Die Türkei hat eine lange Geschichte von Parteienverboten. Die Regierungspartei AKP selbst ist erst 2008 denkbar knapp einem Verbot entgangen wegen angeblicher "antisäkularer Aktivitäten", und die DTP ist nicht die erste kurdische Partei, die verboten wurde. Die Maßnahme ereilt das Land zu einem denkbar ungünstigen Zeitpunkt. Sie hat das Potential, die Spannungen zu verschärfen, und das zu einer Zeit, da die regierende AKP mit einer mutigen Reforminitiative den Kurden entgegenkommen wollte. Unter anderem hat sie in den letzten Monaten kurdischsprachigen privaten Fernsehanstalten erlaubt, rund um die Uhr zu senden.

Noch am Donnerstag hatte der Vorsitzende des türkischen Menschenrechtsvereins IHD, Öztürk Türkdogan, die Richter zu einer Ablehnung des Verbotsantrages aufgefordert: "Die DTP ist der natürliche Ansprechpartner für die Kurdenfrage im Parlament". Allerdings hatte die DTP zuletzt der Regierung die Unterstützung für ihre Reformen aufgekündigt - viele Beobachter vermuten, dass das auf Druck der PKK geschah, die sich mehr und mehr an den Rand gedrängt fühlt.

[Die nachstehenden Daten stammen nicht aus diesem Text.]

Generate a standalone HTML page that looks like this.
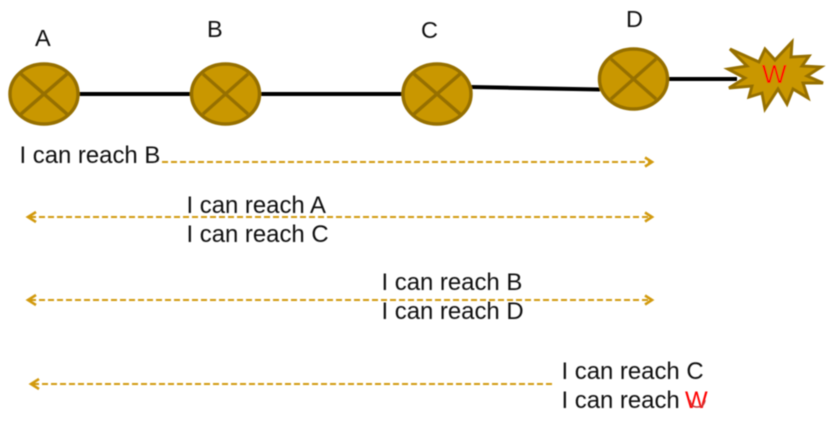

Die Partei wird sich vermutlich schnell neu gründen. Beobachter befürchten dennoch eine Eskalation der Spannungen, die schon in den letzten Wochen anstieg. Die DTP hatte landesweit Demonstrationen für den inhaftierten Chef der PKK, Abdullah Öcalan, organisiert, von denen manche gewalttätig verliefen.

Liberale Kommentatoren fordern schon lange eine Änderung von Parteiengesetz und Verfassung der Türkei, um Verbote zu erschweren. Die Zeitung Taraf meldete erst diese Woche, Generalstaatsanwalt Yalcinkaya sammle wieder Material für ein neues Verbotsverfahren gegen die Regierungspartei AKP.